My energy is being used to keep everything together. Ultimately, it’s a losing battle. Moving creates gaps for the little things to escape. Small tokens get lost and jostled in boxes or important emails get forgotten. I’ve completely evaporated from every group chat and text thread.
My mental bandwidth and packing tape can only extend so far.
And yet I still catch myself being precious about packing the most random junk: a university party costume, an umbrella stand, and a broken Papasan chair that’s followed me around since childhood.
Sometimes I think it would be freeing if my stuff got lost on the way to the house. Nothing makes me feel heavier than seeing the number of boxes I’m lugging somewhere new. A city-dwelling Sisyphus.
Online it’s no different. I hesitated to make updates to my landing page and fonts. I remember how proud I was to make my first website. It was the moment I felt like my blog was validated.
As if Squarespace is the ultimate legitimizer.
Switching domains and migrating to Substack felt like both a step forward and a loss. I had to say goodbye to VIP members and old slogans to fit into new templates. There were times when the initial work seemed useless.
To humble myself, I looked back at my first ever My Side Piece email.
The font.

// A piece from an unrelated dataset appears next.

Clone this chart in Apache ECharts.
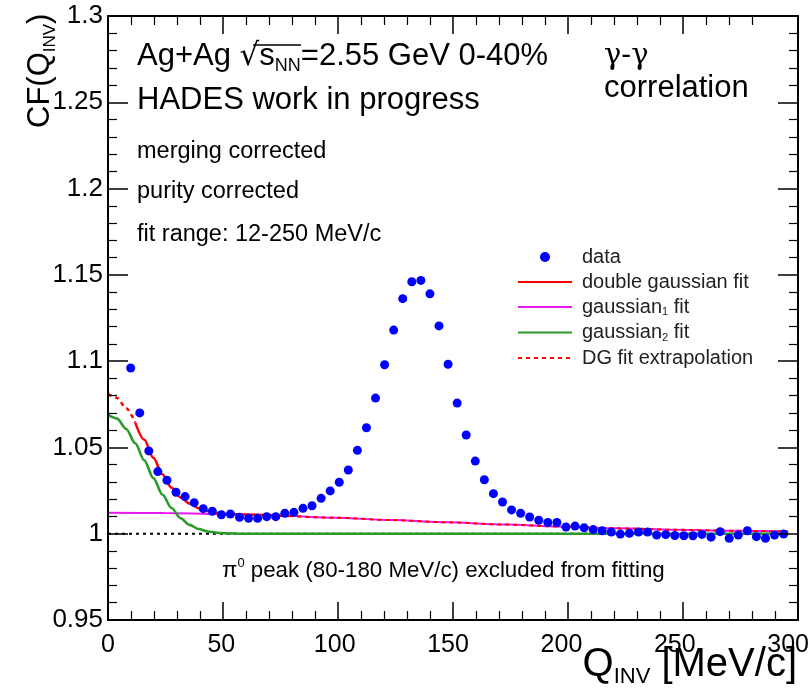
<!DOCTYPE html>
<html>
<head>
<meta charset="utf-8">
<script src="https://cdn.jsdelivr.net/npm/echarts@6/dist/echarts.min.js"></script>
<style>
  html, body { margin: 0; padding: 0; background: #fff; }
  .layer { position: absolute; left: 0; top: 0; width: 812px; height: 698px; }
  #chart { z-index: 0; }
  #frame { z-index: 1; pointer-events: none; }
</style>
</head>
<body>
<div id="chart" class="layer"></div>
<div id="frame" class="layer"></div>
<script>
// gamma-gamma correlation function, Ag+Ag 2.55 GeV
const qInv = [
  10, 14, 18, 22, 26, 30, 34, 38, 42, 46, 50, 54, 58, 62, 66, 70, 74, 78, 82, 86,
  90, 94, 98, 102, 106, 110, 114, 118, 122, 126, 130, 134, 138, 142, 146, 150,
  154, 158, 162, 166, 170, 174, 178, 182, 186, 190, 194, 198, 202, 206, 210, 214,
  218, 222, 226, 230, 234, 238, 242, 246, 250, 254, 258, 262, 266, 270, 274, 278,
  282, 286, 290, 294, 298
];
const cfData = [
  1.096, 1.070, 1.048, 1.036, 1.031, 1.024, 1.0215, 1.018, 1.0145, 1.013, 1.011,
  1.0114, 1.0095, 1.0089, 1.0089, 1.0099, 1.0099, 1.0118, 1.0124, 1.0147,
  1.0162, 1.0205, 1.0248, 1.0298, 1.0369, 1.0483, 1.0614, 1.0786, 1.0979, 1.118,
  1.1362, 1.146, 1.1468, 1.139, 1.1204, 1.0982, 1.0757, 1.0572, 1.0421, 1.0313,
  1.0232, 1.0184, 1.0138, 1.0118, 1.0097, 1.0078, 1.0065, 1.0065, 1.0039, 1.0044,
  1.0034, 1.0024, 1.0017, 1.001, 0.9998, 1.0002, 1.001, 1.001, 0.9992, 0.9995,
  0.9989, 0.9988, 0.9988, 0.9996, 0.998, 1.0012, 0.9973, 0.9992, 1.0017, 0.9983,
  0.9973, 0.9992, 0.9998
];

// fit curves
const dgX = [0, 4, 8, 12, 16, 20, 24, 28, 32, 36, 40, 44, 48, 52, 60, 80, 100, 125, 150, 175, 200, 225, 250, 275, 300];
const dgY = [1.081, 1.0787, 1.0727, 1.0644, 1.0545, 1.044, 1.0345, 1.0266, 1.021, 1.0175, 1.0148,
  1.013, 1.012, 1.0114, 1.0111, 1.0102, 1.0093, 1.0079, 1.0066, 1.0053, 1.0041, 1.0031, 1.0023, 1.0017, 1.0013];
const g1X = [0, 25, 50, 75, 100, 125, 150, 175, 200, 225, 250, 275, 300];
const g1Y = [1.0122, 1.012, 1.0114, 1.0105, 1.0093, 1.0079, 1.0066, 1.0053, 1.0041, 1.0031, 1.0023, 1.0017, 1.0013];
const g2X = [0, 4, 8, 12, 16, 20, 24, 28, 32, 36, 40, 44, 48, 52, 60, 300];
const g2Y = [1.0688, 1.0667, 1.0607, 1.0524, 1.0425, 1.0322, 1.0227, 1.0149, 1.009, 1.0051,
  1.0027, 1.0013, 1.0006, 1.0002, 1.0, 1.0];
const baseX = [0, 300];
const baseY = [1, 1];

const fitLow = 12;
const solidHigh = 80;

const xTicks = { min: 0, max: 300, interval: 50 };
const yTicks = { min: 0.95, max: 1.3, interval: 0.05 };
const yTickLabels = ["0.95", "1", "1.05", "1.1", "1.15", "1.2", "1.25", "1.3"];

const FONT = "Liberation Sans";
const GRID = { left: 108, right: 14, top: 16, bottom: 78 };

function zip(xs, ys) {
  return xs.map((x, i) => [x, ys[i]]);
}
function slice(xs, ys, lo, hi) {
  return zip(xs, ys).filter((p) => p[0] >= lo && p[0] <= hi);
}

// main layer: labels, curves, data, texts
const chart = echarts.init(document.getElementById("chart"));

const xAxisMain = {
  type: "value",
  min: xTicks.min,
  max: xTicks.max,
  interval: xTicks.interval,
  axisLine: { show: true, onZero: false, lineStyle: { color: "#000", width: 2 } },
  axisTick: { show: false },
  axisLabel: { color: "#000", fontSize: 25, fontFamily: FONT, margin: 13 },
  splitLine: { show: false },
};
const yAxisMain = {
  type: "value",
  min: yTicks.min,
  max: yTicks.max,
  interval: yTicks.interval,
  axisLine: { show: true, onZero: false, lineStyle: { color: "#000", width: 2 } },
  axisTick: { show: false },
  axisLabel: {
    color: "#000",
    fontSize: 26,
    fontFamily: FONT,
    margin: 5,
    formatter: (v) => yTickLabels[Math.round((v - yTicks.min) / yTicks.interval)],
  },
  splitLine: { show: false },
};

const legendNames = {
  "data": "data",
  "double gaussian fit": "double gaussian fit",
  "gaussian_1 fit": "gaussian{sub|1} fit",
  "gaussian_2 fit": "gaussian{sub|2} fit",
  "DG fit extrapolation": "DG fit extrapolation",
};
const noSymbol = { opacity: 0 };

const RED = "#ff0000";
const MAGENTA = "#e619f0";
const GREEN = "#2a9a2a";
const BLUE = "#0000ff";

chart.setOption({
  animation: false,
  backgroundColor: "transparent",
  grid: GRID,
  xAxis: xAxisMain,
  yAxis: yAxisMain,
  legend: {
    orient: "vertical",
    left: 517,
    top: 247,
    padding: 0,
    itemWidth: 54,
    itemHeight: 10,
    itemGap: 5,
    data: [
      { name: "data", icon: "circle" },
      { name: "double gaussian fit", itemStyle: noSymbol },
      { name: "gaussian_1 fit", itemStyle: noSymbol },
      { name: "gaussian_2 fit", itemStyle: noSymbol },
      { name: "DG fit extrapolation", itemStyle: noSymbol },
    ],
    formatter: (name) => legendNames[name],
    textStyle: {
      color: "#222",
      fontSize: 20,
      fontFamily: FONT,
      padding: [0, 0, 0, 5],
      rich: {
        sub: { fontSize: 11, fontFamily: FONT, verticalAlign: "bottom", padding: [10, 0, 0, 0] },
      },
    },
  },
  series: [
    {
      name: "baseline",
      type: "line",
      data: zip(baseX, baseY),
      symbol: "none",
      lineStyle: { color: "#000", width: 2, type: [3, 4] },
    },
    {
      name: "gaussian_1 fit",
      type: "line",
      data: zip(g1X, g1Y),
      symbol: "none",
      smooth: 0.3,
      smoothMonotone: "x",
      lineStyle: { color: MAGENTA, width: 2 },
      itemStyle: { color: MAGENTA },
    },
    {
      name: "gaussian_2 fit",
      type: "line",
      data: zip(g2X, g2Y),
      symbol: "none",
      smooth: 0.3,
      smoothMonotone: "x",
      lineStyle: { color: GREEN, width: 2.6 },
      itemStyle: { color: GREEN },
    },
    {
      name: "double gaussian fit",
      type: "line",
      data: slice(dgX, dgY, fitLow, solidHigh),
      symbol: "none",
      smooth: 0.3,
      smoothMonotone: "x",
      lineStyle: { color: RED, width: 2.5 },
      itemStyle: { color: RED },
    },
    {
      name: "DG fit extrapolation",
      type: "line",
      data: slice(dgX, dgY, 0, fitLow),
      symbol: "none",
      smooth: 0.3,
      smoothMonotone: "x",
      lineStyle: { color: RED, width: 2.5, type: [4, 4] },
      itemStyle: { color: RED },
    },
    {
      name: "DG fit extrapolation",
      type: "line",
      data: slice(dgX, dgY, solidHigh, 300),
      symbol: "none",
      smooth: 0.3,
      smoothMonotone: "x",
      lineStyle: { color: RED, width: 2, type: [4, 4] },
      itemStyle: { color: RED },
    },
    {
      name: "data",
      type: "scatter",
      data: zip(qInv, cfData),
      symbol: "circle",
      symbolSize: 9,
      itemStyle: { color: BLUE, opacity: 1 },
      z: 5,
    },
  ],
  graphic: [
    {
      type: "text",
      left: 137,
      top: 41,
      style: {
        text: "{a|Ag+Ag }{r|√}{a|s}{s|NN}{a|=2.55 GeV 0-40%}",
        fill: "#000",
        rich: {
          a: { fontSize: 31, fontFamily: FONT, lineHeight: 38 },
          r: { fontSize: 31, fontFamily: "DejaVu Sans", lineHeight: 38 },
          s: { fontSize: 18, fontFamily: FONT, lineHeight: 38, verticalAlign: "bottom" },
        },
      },
    },
    {
      // overline of the square root
      type: "line",
      shape: { x1: 253, y1: 45, x2: 301, y2: 45 },
      style: { stroke: "#000", lineWidth: 1.5 },
    },
    {
      type: "text",
      left: 137,
      top: 85,
      style: { text: "HADES work in progress", fill: "#000", fontSize: 31, fontFamily: FONT },
    },
    {
      type: "text",
      left: 137,
      top: 140,
      style: { text: "merging corrected", fill: "#000", fontSize: 23.5, fontFamily: FONT },
    },
    {
      type: "text",
      left: 137,
      top: 180,
      style: { text: "purity corrected", fill: "#000", fontSize: 23.5, fontFamily: FONT },
    },
    {
      type: "text",
      left: 137,
      top: 223,
      style: { text: "fit range: 12-250 MeV/c", fill: "#000", fontSize: 23.5, fontFamily: FONT },
    },
    {
      type: "text",
      left: 604,
      top: 42,
      style: { text: "γ-γ", fill: "#000", fontSize: 29, fontFamily: "DejaVu Serif" },
    },
    {
      type: "text",
      left: 604,
      top: 73,
      style: { text: "correlation", fill: "#000", fontSize: 31, fontFamily: FONT },
    },
    {
      type: "text",
      left: 222,
      top: 557,
      style: {
        text: "{a|π}{s|0}{a| peak (80-180 MeV/c) excluded from fitting}",
        fill: "#000",
        rich: {
          a: { fontSize: 22.3, fontFamily: FONT, lineHeight: 28 },
          s: { fontSize: 13, fontFamily: FONT, lineHeight: 28, verticalAlign: "top" },
        },
      },
    },
    {
      type: "text",
      right: 15,
      top: 645,
      style: {
        text: "{a|Q}{s|INV}{a| [MeV/c]}",
        fill: "#000",
        rich: {
          a: { fontSize: 40, fontFamily: FONT, lineHeight: 46 },
          s: { fontSize: 22, fontFamily: FONT, lineHeight: 46, verticalAlign: "bottom" },
        },
      },
    },
    {
      type: "text",
      x: 40,
      y: 128,
      rotation: Math.PI / 2,
      style: {
        text: "{a|CF(Q}{s|INV}{a|)}",
        fill: "#000",
        align: "left",
        verticalAlign: "middle",
        rich: {
          a: { fontSize: 31, fontFamily: FONT, lineHeight: 38 },
          s: { fontSize: 17, fontFamily: FONT, lineHeight: 38, verticalAlign: "bottom" },
        },
      },
    },
  ],
});

// frame layer on top: axis box with ROOT-style inner ticks on all four sides
function tickAxis(range, pos, majorLen) {
  return {
    type: "value",
    position: pos,
    min: range.min,
    max: range.max,
    interval: range.interval,
    axisLine: { show: true, onZero: false, lineStyle: { color: "#000", width: 2 } },
    axisTick: { show: true, inside: true, length: majorLen, lineStyle: { color: "#000", width: 1.5 } },
    minorTick: { show: true, splitNumber: 5, length: 9, lineStyle: { color: "#000", width: 1.2 } },
    axisLabel: { show: false },
    splitLine: { show: false },
  };
}
const frameChart = echarts.init(document.getElementById("frame"));
frameChart.setOption({
  animation: false,
  backgroundColor: "transparent",
  grid: GRID,
  xAxis: [tickAxis(xTicks, "bottom", 18), tickAxis(xTicks, "top", 18)],
  yAxis: [tickAxis(yTicks, "left", 20), tickAxis(yTicks, "right", 20)],
  series: [{ type: "line", data: [[0, 2], [300, 2]], symbol: "none", lineStyle: { opacity: 0 } }],
});
</script>
</body>
</html>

The copy. The horror.
What a difference three years can make! I hardly remember how I got from there to here. I’ve been slowly iterating on this blog since its inception. Clearly, it made a difference.
In writing, constant revisions are a given. You can edit forever. One of the hardest parts of running this blog is knowing when it’s time to hit “publish.” Often, I force myself to send before I’m ready.
My Side Piece has been a crash course in learning when “good” is “good enough”. I’ve sent out dozens (if not hundreds) of typos, broken links, and clunky paragraphs. All of them have made me a better writer.
Substack is just the latest - albeit largest - correction in a while.
When it comes to my living situation, I’m tired of always moving and looking for the next place. Part of the fantasy is creating a dream home over time. I’m excited to nest.
While we navigate this messy in-between, there have been moments of immense gratitude. I’ve stopped in the middle of our half-finished kitchen and been in complete disbelief that it’s ours. Despite today’s writing grind, it’s been an absolute joy to create this article in one place (!!!) instead of transcribing from a doc to Mailchimp to the website.
Each day is a step closer to the fantasy - a stable home, a seamless blog, and all my things in one place. Until then, I’m happy to have my scones store-bought.